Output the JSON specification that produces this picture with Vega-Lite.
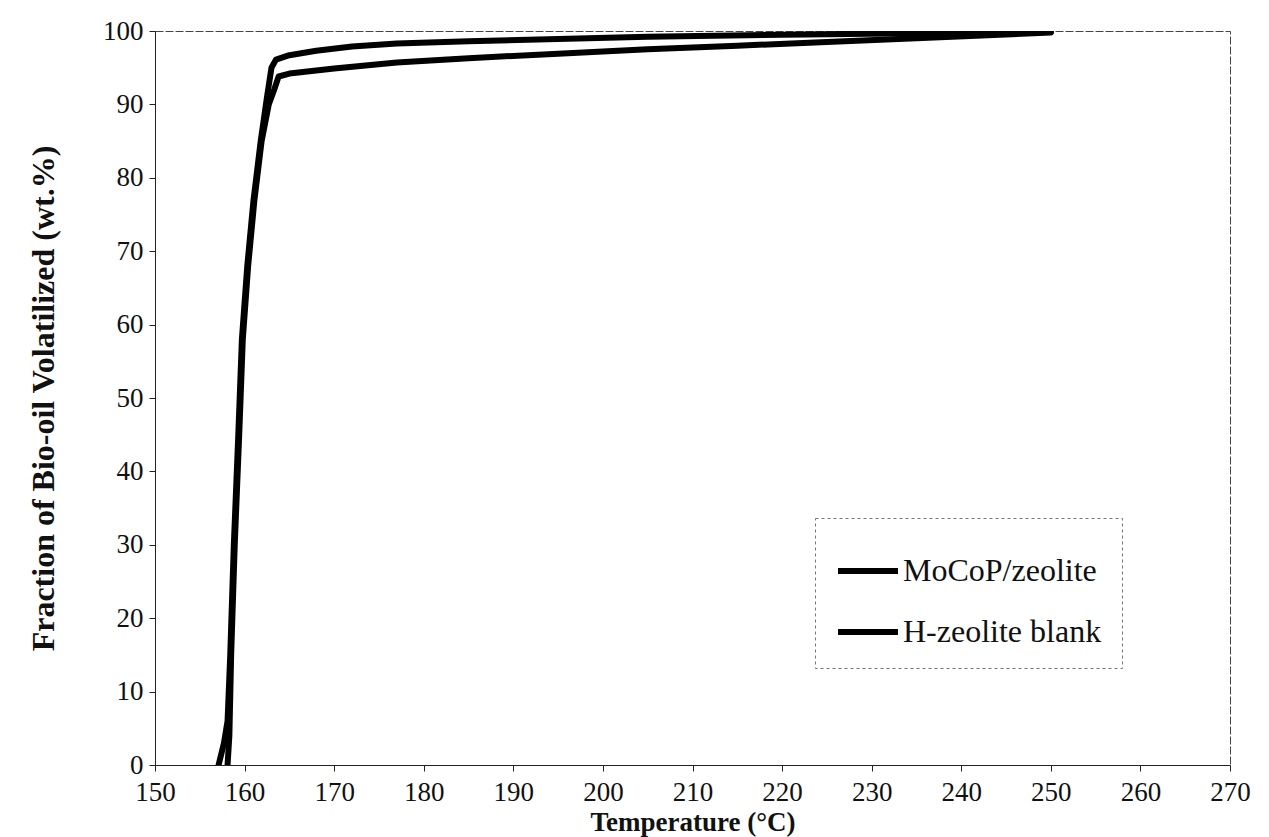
{
  "$schema": "https://vega.github.io/schema/vega-lite/v6.json",
  "autosize": {"type": "none"},
  "width": 1075,
  "height": 734,
  "padding": {"left": 155, "top": 31, "right": 39, "bottom": 72},
  "background": "white",
  "config": {
    "font": "Liberation Serif",
    "view": {"stroke": "#444444", "strokeWidth": 1, "strokeDash": [8, 2]},
    "axis": {
      "labelFont": "Liberation Serif",
      "labelFontSize": 27,
      "labelColor": "#111111",
      "labelFlush": false,
      "titleFont": "Liberation Serif",
      "titleFontSize": 27,
      "titleFontWeight": "bold",
      "titleColor": "#111111",
      "domainColor": "#222222",
      "tickColor": "#222222",
      "grid": false,
      "tickSize": 6
    },
    "legend": {
      "labelFont": "Liberation Serif",
      "labelFontSize": 32,
      "labelColor": "#111111",
      "strokeDash": [3, 3],
      "strokeWidth": 1
    }
  },
  "data": {
    "values": [
      {"series": "MoCoP/zeolite", "t": 157.1, "f": 0},
      {"series": "MoCoP/zeolite", "t": 157.7, "f": 3},
      {"series": "MoCoP/zeolite", "t": 158.1, "f": 6},
      {"series": "MoCoP/zeolite", "t": 158.4, "f": 15},
      {"series": "MoCoP/zeolite", "t": 158.8, "f": 30},
      {"series": "MoCoP/zeolite", "t": 159.3, "f": 45},
      {"series": "MoCoP/zeolite", "t": 159.7, "f": 58},
      {"series": "MoCoP/zeolite", "t": 160.3, "f": 68},
      {"series": "MoCoP/zeolite", "t": 161.0, "f": 77},
      {"series": "MoCoP/zeolite", "t": 161.8, "f": 85},
      {"series": "MoCoP/zeolite", "t": 162.5, "f": 91},
      {"series": "MoCoP/zeolite", "t": 163.0, "f": 95},
      {"series": "MoCoP/zeolite", "t": 163.5, "f": 96.1},
      {"series": "MoCoP/zeolite", "t": 165, "f": 96.7},
      {"series": "MoCoP/zeolite", "t": 168, "f": 97.3},
      {"series": "MoCoP/zeolite", "t": 172, "f": 97.9},
      {"series": "MoCoP/zeolite", "t": 177, "f": 98.3},
      {"series": "MoCoP/zeolite", "t": 185, "f": 98.6},
      {"series": "MoCoP/zeolite", "t": 195, "f": 98.9},
      {"series": "MoCoP/zeolite", "t": 205, "f": 99.2},
      {"series": "MoCoP/zeolite", "t": 220, "f": 99.5},
      {"series": "MoCoP/zeolite", "t": 235, "f": 99.7},
      {"series": "MoCoP/zeolite", "t": 250, "f": 99.9},
      {"series": "H-zeolite blank", "t": 158.1, "f": 0},
      {"series": "H-zeolite blank", "t": 158.3, "f": 4},
      {"series": "H-zeolite blank", "t": 158.5, "f": 15},
      {"series": "H-zeolite blank", "t": 158.9, "f": 30},
      {"series": "H-zeolite blank", "t": 159.4, "f": 45},
      {"series": "H-zeolite blank", "t": 159.8, "f": 58},
      {"series": "H-zeolite blank", "t": 160.4, "f": 68},
      {"series": "H-zeolite blank", "t": 161.1, "f": 77},
      {"series": "H-zeolite blank", "t": 161.9, "f": 85},
      {"series": "H-zeolite blank", "t": 162.7, "f": 90},
      {"series": "H-zeolite blank", "t": 163.3, "f": 92},
      {"series": "H-zeolite blank", "t": 163.8, "f": 93.8},
      {"series": "H-zeolite blank", "t": 165, "f": 94.2},
      {"series": "H-zeolite blank", "t": 170, "f": 94.9},
      {"series": "H-zeolite blank", "t": 177, "f": 95.7},
      {"series": "H-zeolite blank", "t": 185, "f": 96.3},
      {"series": "H-zeolite blank", "t": 195, "f": 96.9},
      {"series": "H-zeolite blank", "t": 205, "f": 97.5},
      {"series": "H-zeolite blank", "t": 215, "f": 98.0},
      {"series": "H-zeolite blank", "t": 225, "f": 98.5},
      {"series": "H-zeolite blank", "t": 235, "f": 99.0},
      {"series": "H-zeolite blank", "t": 250, "f": 99.8}
    ]
  },
  "mark": {"type": "line", "strokeWidth": 6, "strokeCap": "round", "strokeJoin": "round", "clip": true},
  "encoding": {
    "x": {
      "field": "t",
      "type": "quantitative",
      "scale": {"domain": [150, 270], "nice": false, "zero": false},
      "axis": {"values": [150,160,170,180,190,200,210,220,230,240,250,260,270], "title": "Temperature (°C)", "labelPadding": 8, "titlePadding": 4, "format": "d"}
    },
    "y": {
      "field": "f",
      "type": "quantitative",
      "scale": {"domain": [0, 100], "nice": false},
      "axis": {"values": [0,10,20,30,40,50,60,70,80,90,100], "title": "Fraction of Bio-oil Volatilized (wt.%)", "labelPadding": 6, "titlePadding": 42, "titleFontSize": 32}
    },
    "color": {
      "field": "series",
      "type": "nominal",
      "sort": ["MoCoP/zeolite", "H-zeolite blank"],
      "scale": {"domain": ["MoCoP/zeolite", "H-zeolite blank"], "range": ["#000000", "#000000"]},
      "legend": {
        "title": null,
        "orient": "none",
        "legendX": 660,
        "legendY": 487,
        "symbolType": "stroke",
        "symbolSize": 3600,
        "symbolStrokeWidth": 6,
        "symbolStrokeColor": "#000000",
        "rowPadding": 12,
        "padding": 20,
        "strokeColor": "#777777",
        "fillColor": "white",
        "labelOffset": 2,
        "labelLimit": 400
      }
    }
  }
}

───

TO DO >>
Leave every image out, and retype the material exactly.

EXERCISE RESPONSE >>
Output the JSON specification that produces this picture with Vega-Lite.
{
  "$schema": "https://vega.github.io/schema/vega-lite/v6.json",
  "autosize": {"type": "none"},
  "width": 1075,
  "height": 734,
  "padding": {"left": 155, "top": 31, "right": 39, "bottom": 72},
  "background": "white",
  "config": {
    "font": "Liberation Serif",
    "view": {"stroke": "#444444", "strokeWidth": 1, "strokeDash": [8, 2]},
    "axis": {
      "labelFont": "Liberation Serif",
      "labelFontSize": 27,
      "labelColor": "#111111",
      "labelFlush": false,
      "titleFont": "Liberation Serif",
      "titleFontSize": 27,
      "titleFontWeight": "bold",
      "titleColor": "#111111",
      "domainColor": "#222222",
      "tickColor": "#222222",
      "grid": false,
      "tickSize": 6
    },
    "legend": {
      "labelFont": "Liberation Serif",
      "labelFontSize": 32,
      "labelColor": "#111111",
      "strokeDash": [3, 3],
      "strokeWidth": 1
    }
  },
  "data": {
    "values": [
      {"series": "MoCoP/zeolite", "t": 157.1, "f": 0},
      {"series": "MoCoP/zeolite", "t": 157.7, "f": 3},
      {"series": "MoCoP/zeolite", "t": 158.1, "f": 6},
      {"series": "MoCoP/zeolite", "t": 158.4, "f": 15},
      {"series": "MoCoP/zeolite", "t": 158.8, "f": 30},
      {"series": "MoCoP/zeolite", "t": 159.3, "f": 45},
      {"series": "MoCoP/zeolite", "t": 159.7, "f": 58},
      {"series": "MoCoP/zeolite", "t": 160.3, "f": 68},
      {"series": "MoCoP/zeolite", "t": 161.0, "f": 77},
      {"series": "MoCoP/zeolite", "t": 161.8, "f": 85},
      {"series": "MoCoP/zeolite", "t": 162.5, "f": 91},
      {"series": "MoCoP/zeolite", "t": 163.0, "f": 95},
      {"series": "MoCoP/zeolite", "t": 163.5, "f": 96.1},
      {"series": "MoCoP/zeolite", "t": 165, "f": 96.7},
      {"series": "MoCoP/zeolite", "t": 168, "f": 97.3},
      {"series": "MoCoP/zeolite", "t": 172, "f": 97.9},
      {"series": "MoCoP/zeolite", "t": 177, "f": 98.3},
      {"series": "MoCoP/zeolite", "t": 185, "f": 98.6},
      {"series": "MoCoP/zeolite", "t": 195, "f": 98.9},
      {"series": "MoCoP/zeolite", "t": 205, "f": 99.2},
      {"series": "MoCoP/zeolite", "t": 220, "f": 99.5},
      {"series": "MoCoP/zeolite", "t": 235, "f": 99.7},
      {"series": "MoCoP/zeolite", "t": 250, "f": 99.9},
      {"series": "H-zeolite blank", "t": 158.1, "f": 0},
      {"series": "H-zeolite blank", "t": 158.3, "f": 4},
      {"series": "H-zeolite blank", "t": 158.5, "f": 15},
      {"series": "H-zeolite blank", "t": 158.9, "f": 30},
      {"series": "H-zeolite blank", "t": 159.4, "f": 45},
      {"series": "H-zeolite blank", "t": 159.8, "f": 58},
      {"series": "H-zeolite blank", "t": 160.4, "f": 68},
      {"series": "H-zeolite blank", "t": 161.1, "f": 77},
      {"series": "H-zeolite blank", "t": 161.9, "f": 85},
      {"series": "H-zeolite blank", "t": 162.7, "f": 90},
      {"series": "H-zeolite blank", "t": 163.3, "f": 92},
      {"series": "H-zeolite blank", "t": 163.8, "f": 93.8},
      {"series": "H-zeolite blank", "t": 165, "f": 94.2},
      {"series": "H-zeolite blank", "t": 170, "f": 94.9},
      {"series": "H-zeolite blank", "t": 177, "f": 95.7},
      {"series": "H-zeolite blank", "t": 185, "f": 96.3},
      {"series": "H-zeolite blank", "t": 195, "f": 96.9},
      {"series": "H-zeolite blank", "t": 205, "f": 97.5},
      {"series": "H-zeolite blank", "t": 215, "f": 98.0},
      {"series": "H-zeolite blank", "t": 225, "f": 98.5},
      {"series": "H-zeolite blank", "t": 235, "f": 99.0},
      {"series": "H-zeolite blank", "t": 250, "f": 99.8}
    ]
  },
  "mark": {"type": "line", "strokeWidth": 6, "strokeCap": "round", "strokeJoin": "round", "clip": true},
  "encoding": {
    "x": {
      "field": "t",
      "type": "quantitative",
      "scale": {"domain": [150, 270], "nice": false, "zero": false},
      "axis": {"values": [150,160,170,180,190,200,210,220,230,240,250,260,270], "title": "Temperature (°C)", "labelPadding": 8, "titlePadding": 4, "format": "d"}
    },
    "y": {
      "field": "f",
      "type": "quantitative",
      "scale": {"domain": [0, 100], "nice": false},
      "axis": {"values": [0,10,20,30,40,50,60,70,80,90,100], "title": "Fraction of Bio-oil Volatilized (wt.%)", "labelPadding": 6, "titlePadding": 42, "titleFontSize": 32}
    },
    "color": {
      "field": "series",
      "type": "nominal",
      "sort": ["MoCoP/zeolite", "H-zeolite blank"],
      "scale": {"domain": ["MoCoP/zeolite", "H-zeolite blank"], "range": ["#000000", "#000000"]},
      "legend": {
        "title": null,
        "orient": "none",
        "legendX": 660,
        "legendY": 487,
        "symbolType": "stroke",
        "symbolSize": 3600,
        "symbolStrokeWidth": 6,
        "symbolStrokeColor": "#000000",
        "rowPadding": 12,
        "padding": 20,
        "strokeColor": "#777777",
        "fillColor": "white",
        "labelOffset": 2,
        "labelLimit": 400
      }
    }
  }
}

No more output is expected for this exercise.